If history has proven anything, it's that no one else is quite like Warren Buffett. A few people may be able to beat the performance of Berkshire Hathaway (BRK.B -0.26%) for a couple years or maybe a little longer, but no one has been able to replicate that success over several decades like Warren has.
Every once in a great while, though, thanks to the complete irrationality of the market sometimes, we can occasionally beat him at his own game by picking up stocks Berkshire Hathaway owns for less than what it bought it for. Today, one of those opportunities has presented itself, and it makes today a great time to buy National Oilwell Varco (NOV 0.64%).
Why Buffett bought NOV in the first place
Even though so few have actually been able to replicate his success, the core tenets of Buffett's investment strategy are almost comically simple: buy great companies at a reasonable price. For some, though, the question is: What constitutes a great company? Fortunately, Warren Buffett has been very generous with disclosing with what he looks for in this regard: a company with a superior competitive advantage, the ability to handle the ups and downs of the market, and the ability to generate excess cash from its business. Here's how National Oilwell Varco stacks up in these categories.

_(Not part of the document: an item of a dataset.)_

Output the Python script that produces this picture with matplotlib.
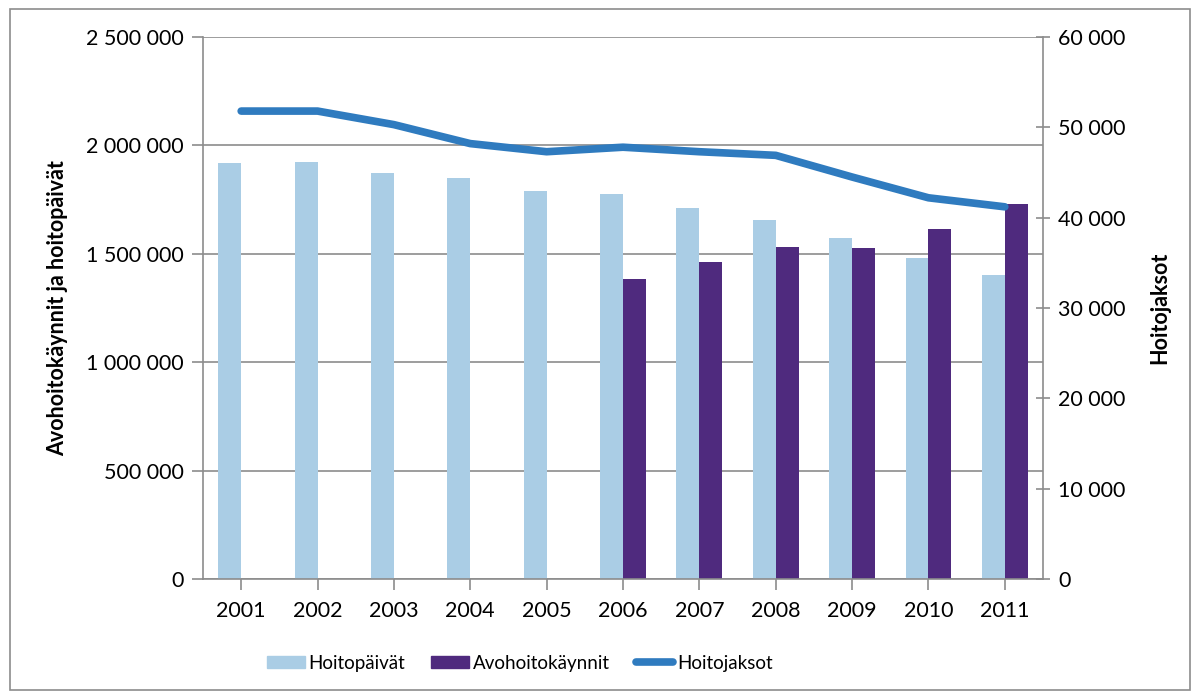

Competitive advantage: It really helps when a business creates business for itself, and this is pretty much what National Oilwell Varco specializes in. To start, it builds the big-ticket items that companies need to drill for oil and gas: land rigs and the drilling package for floating offshore rigs. Since these rigs are built on a standardized platform -- the first company in the industry to do that -- it means those that bought those rigs go back for NOV for replacement parts such as drill bits. By creating this virtuous cycle, the company has been able to capture over 60% of the global offshore drilling equipment market. Competitive advantage: check.
Built to last: We all know that oil and gas is a commodity market, and it will go through fits and starts when supply or demand get out of whack. For National Oilwell Varco, the company's success is slightly tied to drilling activity of producers and how much they are willing to spend at any given time. However, thanks to its history of buying up small competitors to consolidate the oil and gas equipment manufacturer market, the company has been able to weather the storms of the market better and grow its profits faster in the good times than any of its peers.
Able to handle any market: check.
Free cash flow generation: This is where National Oilwell Varco really excels. In an industry that is known to be a complete capital killer, National Oilwell Varco has been able to take those competitive advantages and turn them into fat wads of free cash flow. When you compare NOV to its peers, it doesn't even come close.
Company | Levered Free Cash Flow Margin |
National Oilwell Varco | 18.93% |
Halliburton | 6.09% |
Schlumberger | 11.69% |
Cameron International | 3.36% |
FMC Technologies | 6.63% |
Cash generator: You betcha.
How you can be a more shrewd operator than Warren Buffett ... this time
The nice thing about following the Berkshire Hathaway portfolio is that it discloses all of the purchases it makes. With this information, we can back track and use some basic valuation metrics to see what -- roughly -- Berkshire bought that stock for. National Oilwell Varco was added to the Berkshire portfolio back in the first quarter of 2012. There were some other buys afterward, but let's use this as the benchmark for what Buffett deems a good price. During that quarter, shares of NOV traded -- on average -- at these valuation metrics.
National Oilwell Varco valuation | Period during Berkshire Hathaway's initial acquisition |
Price/Earnings (TTM) | 18.73x |
Enterprise Value/EBITDA | 8.83x |
Enterprise Value/Total Revenue |
2.14x |
Price/Tangible book | 4.58x |
Market Capitalization/Levered Free Cash Flow | 19.08x |
With Wall Street indiscriminately treating any stock with the word energy tied to it, shares of National Oilwell Varco have been hammered. In three months alone shares are down 22%, pretty much all attributed to the slide in oil prices over the same time.
Thanks to this major slide, investors who want to pick up a company that passes the Warren Buffett test for even less than what Berkshire paid for shares, then now is the time. Based on what shares trade at today, NOV's valuation looks like a steal compared to the time of the Berkshire purchase.
National Oilwell Varco valuation (all numbers TTM) | Current |
Price/Earnings | 10.86x |
Enterprise Value/EBITDA | 5.98x |
Enterprise Value/Total Revenue |
1.13x |
Price/Tangible book | 3.51x |
Market Capitalization/Levered Free Cash Flow | 6.83x |
What a Fool believes
Every once in a while, the stars align for investors who have been looking at a great company for a long time, but just hasn't quite been ready to buy because of the stock price. When these stocks take a -- mostly unwarranted -- tumble, it makes for that buying opportunity they have been waiting for. For National Oilwell Varco, this is one of those times. With oil prices at current levels, there is no guarantee that this is the lowest that share prices will drop. However, if you can get shares at today's prices, you won't be disappointed in the long run, and you even get to puff out your chest that you were able to out buy one of the best buyers of companies in the history of investing.